San Benedetto del Tronto | Tra vane promesse mai mantenute, prestazioni lavorative gratuite e prospettive di vita azzerate i giovani disoccupati italiani vengono messi alla porta dal sistema.

di Antiniska Oddi

Natale di crisi

Il lavoro non c'è. Se lo sentono ripetere ogni giorno tanti ragazzi italiani che - anche se non più giovanissimi - non trovano in questo Paese nessuna opportunità per "nobilitarsi"con un'occupazione che permetta loro di mantenersi.

C'è chi li chiama per un mese, per riempire un gap sistemico ma non pensa neanche lontanamente ad assumerli. Altri li fanno lavorare per anni gratis sventolando promesse che sanno già di non poter mantenere.
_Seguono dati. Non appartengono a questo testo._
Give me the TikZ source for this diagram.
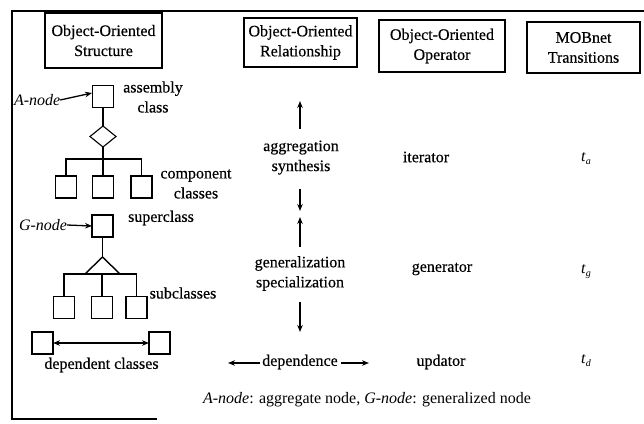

E, ciliegina su una torta già indigesta, in molti casi le situazioni familiari sono tesissime e i genitori non sanno o non possono aiutare i figli in difficoltà.

Il lavoro ha rappresentato - dalla sua consacrazione nella Costituzione - la naturale evoluzione di un percorso umano dalla situazione di dipendenza e minorità all'indipendenza personale e all'acquisizione di un proprio ruolo all'interno della società. Oggi, per molti giovani lavoratori, questo assioma è diventato un sillogismo. Il disagio sociale e lo squilibrio delle relazioni ne deriva automaticamente e comporta il sacrificio di più di una generazione condannata. La pena è quella di non riuscire mai a conquistare una maturità umana e sociale, costretti in un ruolo di subalternità nei confronti dei genitori, e di marginalità nella comunità.

Tra i "bamboccioni" della Fornero che sarebbero troppo schizzinosi nei confronti del lavoro, ce ne sono tanti che si sono bruciati gli occhi sui libri e che, dopo aver concluso brillantemente il percorso di studi, si sono prestati ai lavori più disparati, perdendo di vista obbiettivi e traguardi importanti, costretti a scendere a compromessi su ogni aspetto della propria esistenza. Frustrazione, senso di fallimento e impotenza determinano il naturale isolamento della forza lavoro più fresca del Paese. Quando invece non comportano l'abbandono dell'amata terra natia.

Volendo rivolgere una domanda ai politici che rivendicano il loro ruolo alla guida del Paese e agli uomini che fanno, con le loro scelte, girare l'economia sorge spontaneo chiedere: si vuole davvero sacrificare la linfa vitale della Nazione e lasciare ai margini senza prospettive e senza possibilità di scelta un'intera generazione di italiani? E' mai possibile che nella nostra Italia non ci siano le condizioni per la ridistribuzione equa delle risorse, per l'ottimizzazione degli investimenti e il risanamento reale dell'economia per creare i presupposti di sviluppo che darebbero un nuovo orizzonte ai milioni di lavoratori che non vogliono darsi per vinti?